A further critique published in the Journal of Sports Science and Medicine states that the BV of a protein does not take into consideration several key factors that influence the digestion and interaction of protein with other foods before absorption, and that it only measures a protein's maximal potential quality and not its estimate at requirement levels. Also, the study by Poullain et al., which is often cited to demonstrate the superiority of whey protein hydrolysate by marketers, measured nitrogen balance in rats after three days of starvation, which corresponds to a longer period in humans. The study found that whey protein hydrolysate led to better nitrogen retention and growth than the other proteins studied. However the study's flaw is in the BV method used, as starvation affects how well the body will store incoming protein (as does a very high caloric intake), leading to falsely elevated BV measures.

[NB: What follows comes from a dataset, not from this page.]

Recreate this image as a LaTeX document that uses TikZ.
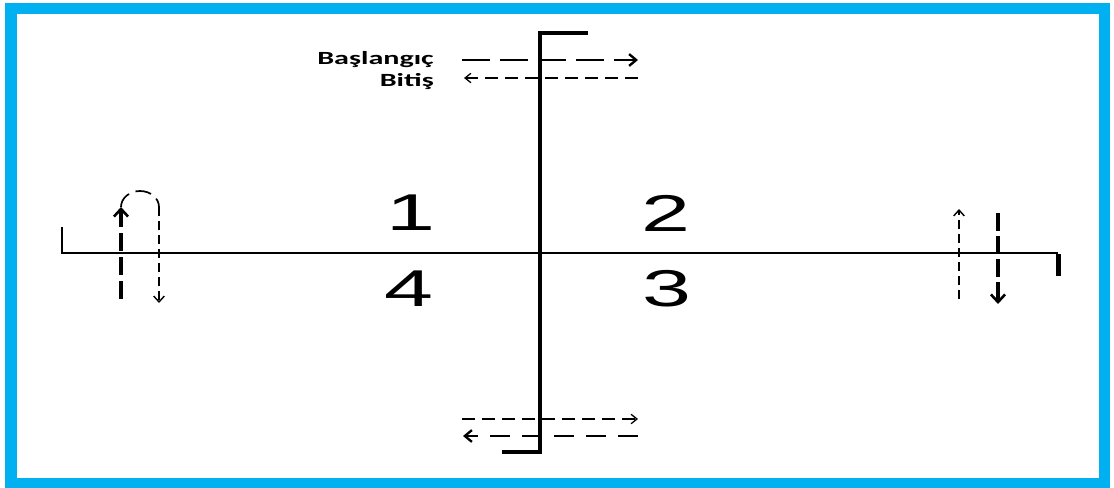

So, the BV of a protein is related to the amount of protein given. BV is measured at levels below the maintenance level. This means that as protein intake goes up, the BV of that protein goes down. For example, milk protein shows a BV near 100 at intakes of 0.2 g/kg. As protein intake increases to roughly maintenance levels, 0.5 g/kg, BV drops to around 70. Pellet et al., concluded that "biological measures of protein quality conducted at suboptimal levels in either experimental animals or human subjects may overestimate protein value at maintenance levels." As a result, while BV may be important for rating proteins where intake is below requirements, it has little bearing on individuals with protein intakes far above requirements.

This flaw is supported by the FAO/WHO/UNU, who state that BV and NPU are measured when the protein content of the diet is clearly below that of requirement, deliberately done to maximize existing differences in quality as inadequate energy intake lowers the efficiency of protein utilization and in most N balance studies, calorie adequacy is ensured. And because no population derives all of its protein exclusively from a single food, the determination of BV of a single protein is of limited use for application to human protein requirements.

Another limitation of the use of Biological Value as a measure of protein quality is that proteins which are completely devoid of one essential amino acid (EAA) can still have a BV of up to 40. This is because of the ability of organisms to conserve and recycle EAAs as an adaptation of inadequate intake of the amino acid.

Lastly, the use of rats for the determination of protein quality is not ideal. Rats differ from humans in requirements of essential amino acids. This has led to a general criticism that experiments on rats lead to an over-estimation of the BV of high-quality proteins to man because human requirements of essential amino acids are much lower than those for rats (as rats grow at a much faster rate than humans). Also, because of their fur, rats are assumed to have relatively high
requirements of sulphur-containing amino acids (methionine and cysteine).

As a result, the analytical method that is universally recognized by the Food and Agriculture Organization (FAO), World Health Organization (WHO), the U.S. Food and Drug Administration (FDA), the United States Department of Agriculture (USDA), United Nations University (UNU) and the United States National Academy of Sciences when judging the quality of protein in the human is not PER or BV but the Protein Digestibility Corrected Amino Acid Score (PDCAAS), as it is viewed as accurately measuring the correct relative nutritional value of animal and vegetable sources of protein in the diet.